Currently, the WMA is limited to foot traffic only and the best way to access it by car is from W. Jackman Trail on the southern end of the WMA. At this location there is an area to park vehicles and access the WMA behind a locked gate. People can also access the northern end of the WMA by boating upstream from Peeler Bend Boat Ramp.  

“Along with the hunting and fishing opportunities, the WMA also provides a good destination for bird watchers,” said Whisenhunt. “The transition zone between ecoregions provides habitat diversity that can support a wide variety of bird species.”  


Sugarloaf Mountains-Midland Peak Natural Area WMA

Sugarloaf Mountains-Midland Peak Natural Area WMA is part of the Sugarloaf Mountains in Sebastian County. “The area is steep, rugged, and dry,” said Brian Infield, field biologist and assistant regional supervisor, WMD - R5, at the Arkansas Game and Fish Commission. “The timber is primarily post oak, hickory and shortleaf pine. All 1,191 acres of the natural area is considered a WMA and the area offers great views of the Arkansas River Valley.”

The Sugarloaf Mountains can be found on the Arkansas and Oklahoma border south of Fort Smith and the mountain range has four summits, including East Midland Peak and West Midland Peak in Arkansas. Sugarloaf Mountains-Midland Peak WMA includes East Midland Peak and part of the ridge connecting it to West Midland Peak. 
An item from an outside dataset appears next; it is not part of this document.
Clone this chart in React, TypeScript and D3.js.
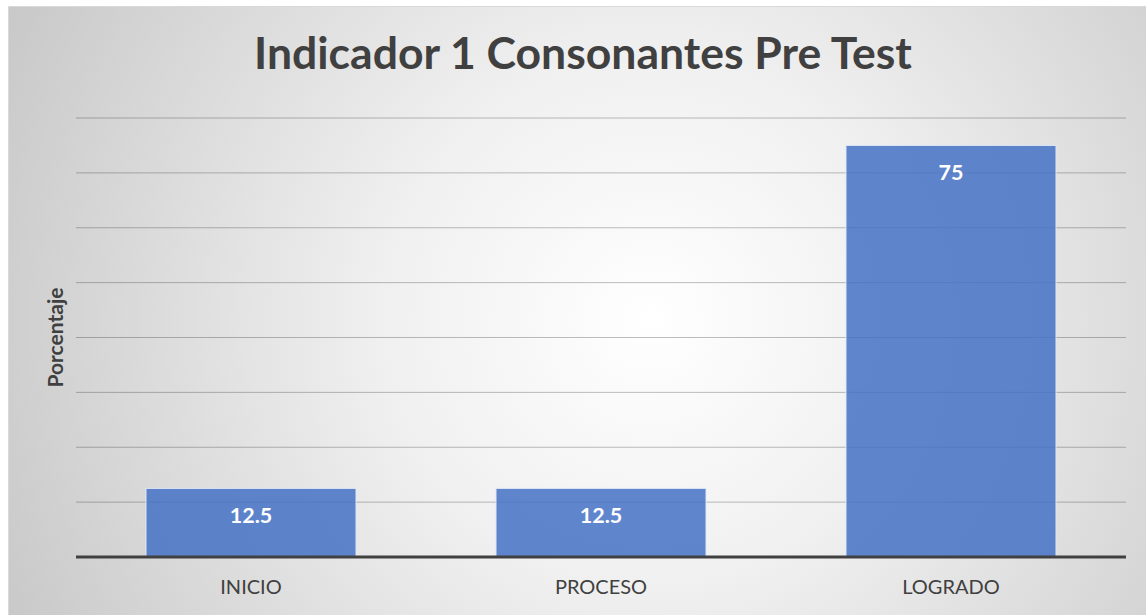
import * as d3 from "d3";
import React from "react";

const categories = ["INICIO", "PROCESO", "LOGRADO"];
const values = [12.5, 12.5, 75];
const yTicks = [0, 10, 20, 30, 40, 50, 60, 70, 80];

const W = 1146;
const H = 615;
const FONT = "Lato, 'Open Sans', sans-serif";

export default function App() {
  const left = 76;
  const right = 1126;
  const top = 118;
  const bottom = 557;

  const x = d3.scaleBand().domain(categories).range([left, right]).paddingInner(0.4).paddingOuter(0.2);
  const y = d3.scaleLinear().domain([0, 80]).range([bottom, top]);

  return (
    <svg width={W} height={H} style={{ position: "absolute", left: 0, top: 0 }}>
      <defs>
        <radialGradient id="bg" gradientUnits="userSpaceOnUse" cx={650} cy={320} r={760}>
          <stop offset="0" stopColor="#ffffff" />
          <stop offset="0.35" stopColor="#f0f0f0" />
          <stop offset="1" stopColor="#c4c4c4" />
        </radialGradient>
      </defs>
      <rect x={8.5} y={6.5} width={W} height={H} fill="url(#bg)" stroke="#d9d9d9" />

      <text x={583} y={58} textAnchor="middle" dominantBaseline="middle" fontFamily={FONT} fontWeight="bold" fontSize={44.5} fill="#404040">
        Indicador 1 Consonantes Pre Test
      </text>

      {yTicks.slice(1).map((t) => (
        <line key={t} x1={left} x2={right} y1={y(t)} y2={y(t)} stroke="rgba(0,0,0,0.25)" strokeWidth={1} />
      ))}

      {categories.map((c, i) => (
        <g key={c}>
          <rect
            x={x(c)}
            y={y(values[i])}
            width={x.bandwidth()}
            height={y(0) - y(values[i])}
            fill="#4472c4"
            fillOpacity={0.85}
            stroke="#dde6f5"
            strokeWidth={1}
          />
          <text
            x={(x(c) ?? 0) + x.bandwidth() / 2}
            y={y(values[i]) + 29}
            textAnchor="middle"
            dominantBaseline="middle"
            fontFamily={FONT}
            fontWeight="bold"
            fontSize={21.5}
            fill="#ffffff"
          >
            {values[i]}
          </text>
          <text
            x={(x(c) ?? 0) + x.bandwidth() / 2}
            y={589}
            textAnchor="middle"
            dominantBaseline="middle"
            fontFamily={FONT}
            fontSize={20}
            fill="#404040"
          >
            {c}
          </text>
        </g>
      ))}

      <line x1={left} x2={right} y1={bottom} y2={bottom} stroke="#404040" strokeWidth={3} />

      <text
        transform={`translate(58,${(top + bottom) / 2}) rotate(-90)`}
        textAnchor="middle"
        dominantBaseline="middle"
        fontFamily={FONT}
        fontWeight="bold"
        fontSize={21}
        fill="#404040"
      >
        Porcentaje
      </text>
    </svg>
  );
}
“This natural area is located in a part of the Arkansas Valley where several very different landforms and ecoregions converge,” said Witsell. “Surrounding grassland-dominated valleys, typical of low-rainfall areas to our west, bring western elements like barren, rocky glades and savannas dotted with old, stunted trees. But it also has high mountains that support high-elevation species typically found in cooler, more forested regions with higher rainfall.”

The area is home to several rare species, including the maple-leaf oak, a species that is said to be found only at high elevations in the Arkansas Valley and the Ouachita Mountains of Arkansas. The population that can be found at this WMA is the largest known of this type of oak.

“Of the four rare plant species known from the area, three have a restricted global range, centered on the Ouachita Mountains and Arkansas Valley of Arkansas,” said Witsell. “Ouachita indigo-bush, Church’s wild rye, and maple-leaf oak.”

“Maple-leaf oak is one of the rarest trees in the world, known only from four high elevation peaks in Arkansas,” Witsell added. “The three smaller populations were already protected at Mount Magazine State Park and two sites in the Ouachita National Forest. But the population at Midland Peak is larger than all of these others combined, so protecting it was a great accomplishment.”

As to what type of hunting can be found here, Infield said small game hunting is allowed along with archery deer and bear and spring turkey. “The area's steep, rocky ridges will make game retrieval a challenge,” he said. 

The use of ATVs or UTVs is not allowed, so hunters will need to walk in. The natural area is next to Bob Boyer Park on the northeast and Sugarloaf Lake on the northwest. Bob Boyer Park has multiuse trails and a parking area off Highway 45. Sugarloaf Lake has fishing access on the north side of the lake.